Today’s Sentinel editorial (“Ray Scott keeps focus on West Slope economy”) endorses Charles Ashby’s report (“Economic development talks planned with state trade office”), but carefully avoids criticizing Scott’s self-admitted bias towards energy development.

Thus, Scott’s conceptually laudable initiative is fundamentally tainted ab initio, because he indulges the all-to-familiar false premise that:  “This is an energy-based economy, so that’s where we have to start”.

In fact, the Grand Valley’s (and thus House District 55’s and/or Senate District 7’s) real economy is not “energy-based” at all (although there may be opportunity for responsible expansion).

Rather, Fall 2013 employment data published by the Grand Valley Economic Partnership reveals that no energy developer ranked among the top 25 employers in the Grand Valley (although Halliburton did in 2004).  In 2009, the energy industry accounted for only some 3% of local employment – because of falling market prices, not “over-regulation”.

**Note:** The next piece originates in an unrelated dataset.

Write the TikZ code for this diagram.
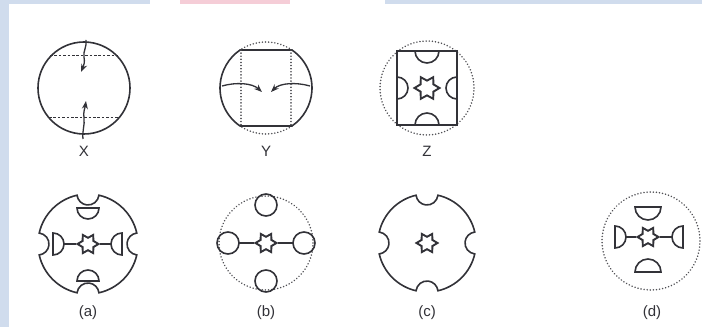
\documentclass[tikz,border=0pt]{standalone}
\usepackage{fontspec}
\setmainfont{Liberation Sans}
\usetikzlibrary{shapes.geometric, arrows.meta}
\definecolor{ink}{RGB}{50,50,56}
\definecolor{edgeblue}{RGB}{208,220,237}
\definecolor{edgepink}{RGB}{245,205,215}
\tikzset{
  solidline/.style={line width=1.6pt, draw=ink},
  dotline/.style={line width=1.7pt, draw=ink!85, dash pattern=on 0.01pt off 3.1pt, line cap=round},
  dashline/.style={line width=1.0pt, draw=ink, dash pattern=on 2.6pt off 1.8pt},
  hexstar/.style={star, star points=6, star point ratio=1.7, minimum size=21pt, inner sep=0pt, draw=ink, line width=1.9pt, shape border rotate=90},
  lab/.style={font=\fontsize{15}{17}\selectfont, text=ink, inner sep=0pt},
  arr/.style={line width=1.3pt, draw=ink, -{Stealth[length=8pt,width=6pt]}},
}
% notched outline centred at origin of current scope: big radius R, notch radius n
\newcommand{\notched}[2]{%
  \pgfmathsetmacro{\al}{2*asin(#2/(2*#1))}%
  \pgfmathsetmacro{\be}{90+\al/2}%
  \draw[solidline] (\al:#1)
    \foreach \p in {90,180,270,360} {
      arc[start angle=\p-90+\al, end angle=\p-\al, radius=#1]
      arc[start angle=\p-\be, end angle=\p-360+\be, radius=#2]
    } -- cycle;}
% half disks: flat side at given offset, radius r
\newcommand{\hdtop}[3]{\draw[solidline] (#1-#3,#2) arc[start angle=180, end angle=360, radius=#3] -- cycle;}
\newcommand{\hdbot}[3]{\draw[solidline] (#1-#3,#2) arc[start angle=180, end angle=0, radius=#3] -- cycle;}
\newcommand{\hdleft}[3]{\draw[solidline] (#1,#2+#3) arc[start angle=90, end angle=-90, radius=#3] -- cycle;}
\newcommand{\hdright}[3]{\draw[solidline] (#1,#2+#3) arc[start angle=90, end angle=270, radius=#3] -- cycle;}
\begin{document}
\begin{tikzpicture}[x=1pt,y=1pt]
\useasboundingbox (0,0) rectangle (702,327);
\fill[white] (0,0) rectangle (702,327);
\fill[edgeblue] (0,0) rectangle (9,327);
\fill[edgeblue] (0,323) rectangle (150,327);
\fill[edgepink] (180,323) rectangle (290,327);
\fill[edgeblue] (385,323) rectangle (702,327);

% ---------- X ----------
\begin{scope}[shift={(84,239)}]
\draw[solidline] (0,0) circle[radius=46];
\draw[dashline] (-34,32) -- (34,32);
\draw[dashline] (-35,-30) -- (35,-30);
\draw[arr] (2,48) .. controls (3,41) and (-1,37) .. (0,31) .. controls (1,26) and (0,23) .. (-3,16);
\draw[arr] (-1,-51) .. controls (-2,-43) and (1,-37) .. (0,-30) .. controls (-1,-24) and (1,-20) .. (2,-13);
\end{scope}
\node[lab] (lx) at (84,176) {X};

% ---------- Y ----------
\begin{scope}[shift={(266,239)}]
\pgfmathsetmacro{\ya}{asin(38/46)}
\draw[dotline] (\ya:46) arc[start angle=\ya, end angle=180-\ya, radius=46];
\draw[dotline] (-\ya:46) arc[start angle=-\ya, end angle=-180+\ya, radius=46];
\draw[solidline] (180-\ya:46) -- (\ya:46) arc[start angle=\ya, end angle=-\ya, radius=46]
   -- (180+\ya:46) arc[start angle=180+\ya, end angle=180-\ya, radius=46] -- cycle;
\draw[dotline] (-25,38) -- (-25,-38);
\draw[dotline] (25,38) -- (25,-38);
\draw[arr] (-44,2) .. controls (-30,6) and (-14,5) .. (-4,-4);
\draw[arr] (44,2) .. controls (30,6) and (14,5) .. (5,-4);
\end{scope}
\node[lab] (ly) at (266,176) {Y};

% ---------- Z ----------
\begin{scope}[shift={(427,239)}]
\draw[dotline] (0,0) circle[radius=47];
\draw[solidline] (-30,-37) rectangle (30,37);
\hdtop{0}{37}{12}
\hdbot{0}{-37}{12}
\hdleft{-30}{0}{11}
\hdright{30}{0}{11}
\node[hexstar, minimum size=25pt] (sz) at (0,0) {};
\end{scope}
\node[lab] (lz) at (427,176) {Z};

% ---------- (a) ----------
\begin{scope}[shift={(88,83)}]
\notched{50}{11}
\hdtop{0}{36}{11}
\hdbot{0}{-37}{11}
\hdleft{-35}{0}{11}
\hdright{34}{0}{11}
\node[hexstar] (sa) at (0,0) {};
\draw[solidline] (sa.west) -- (-24,0);
\draw[solidline] (sa.east) -- (23,0);
\end{scope}
\node[lab] (la) at (88,14) {(a)};

% ---------- (b) ----------
\begin{scope}[shift={(266,84)}]
\draw[dotline] (0,0) circle[radius=47];
\draw[solidline] (0,38) circle[radius=11];
\draw[solidline] (0,-38) circle[radius=11];
\draw[solidline] (-38,0) circle[radius=11];
\draw[solidline] (38,0) circle[radius=11];
\node[hexstar] (sb) at (0,0) {};
\draw[solidline] (sb.west) -- (-27,0);
\draw[solidline] (sb.east) -- (27,0);
\end{scope}
\node[lab] (lb) at (266,14) {(b)};

% ---------- (c) ----------
\begin{scope}[shift={(427,84)}]
\notched{49}{11}
\node[hexstar] (sc) at (0,0) {};
\end{scope}
\node[lab] (lc) at (427,14) {(c)};

% ---------- (d) ----------
\begin{scope}[shift={(651,86)}]
\draw[dotline] (0,0) circle[radius=49];
\begin{scope}[shift={(-3,4)}]
\hdtop{0}{30}{13}
\hdbot{0}{-35}{13}
\hdleft{-33}{0}{11}
\hdright{35}{0}{11}
\node[hexstar] (sd) at (0,0) {};
\draw[solidline] (sd.west) -- (-22,0);
\draw[solidline] (sd.east) -- (24,0);
\end{scope}
\end{scope}
\node[lab] (ld) at (652,14) {(d)};
\end{tikzpicture}
\end{document}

Thus, Scott is correct in admitting that his “ideas” may not be the “right ideas”, because
—unless they promote the market-driven diversification already (albeit anemically) under way – his singular focus on the energy sector could actually jeopardize that “progress”.

As the Sentinel rightly concurs, perhaps Scott’s best (but unoriginal) “idea” is to expand Colorado’s governmental presence on the Western Slope, both “as a way of helping stabilize the economies in some local communities and getting them closer to the local people they work with”. 

Of course, whenever Democrats propose such Keynesian notions, Republicans typically insist that “government can’t create jobs” – much less “stabilize economies”.

Therefore, Scott would have more credibility if he advocated repealing the Halliburton Exceptions to the Safe Drinking Water, Clean Water, and Clean Air Acts, and – in the midst of another unhealthy inversion – explain to his constituents why the oil and gas industry still deserves preferential treatment under those essential environmental laws.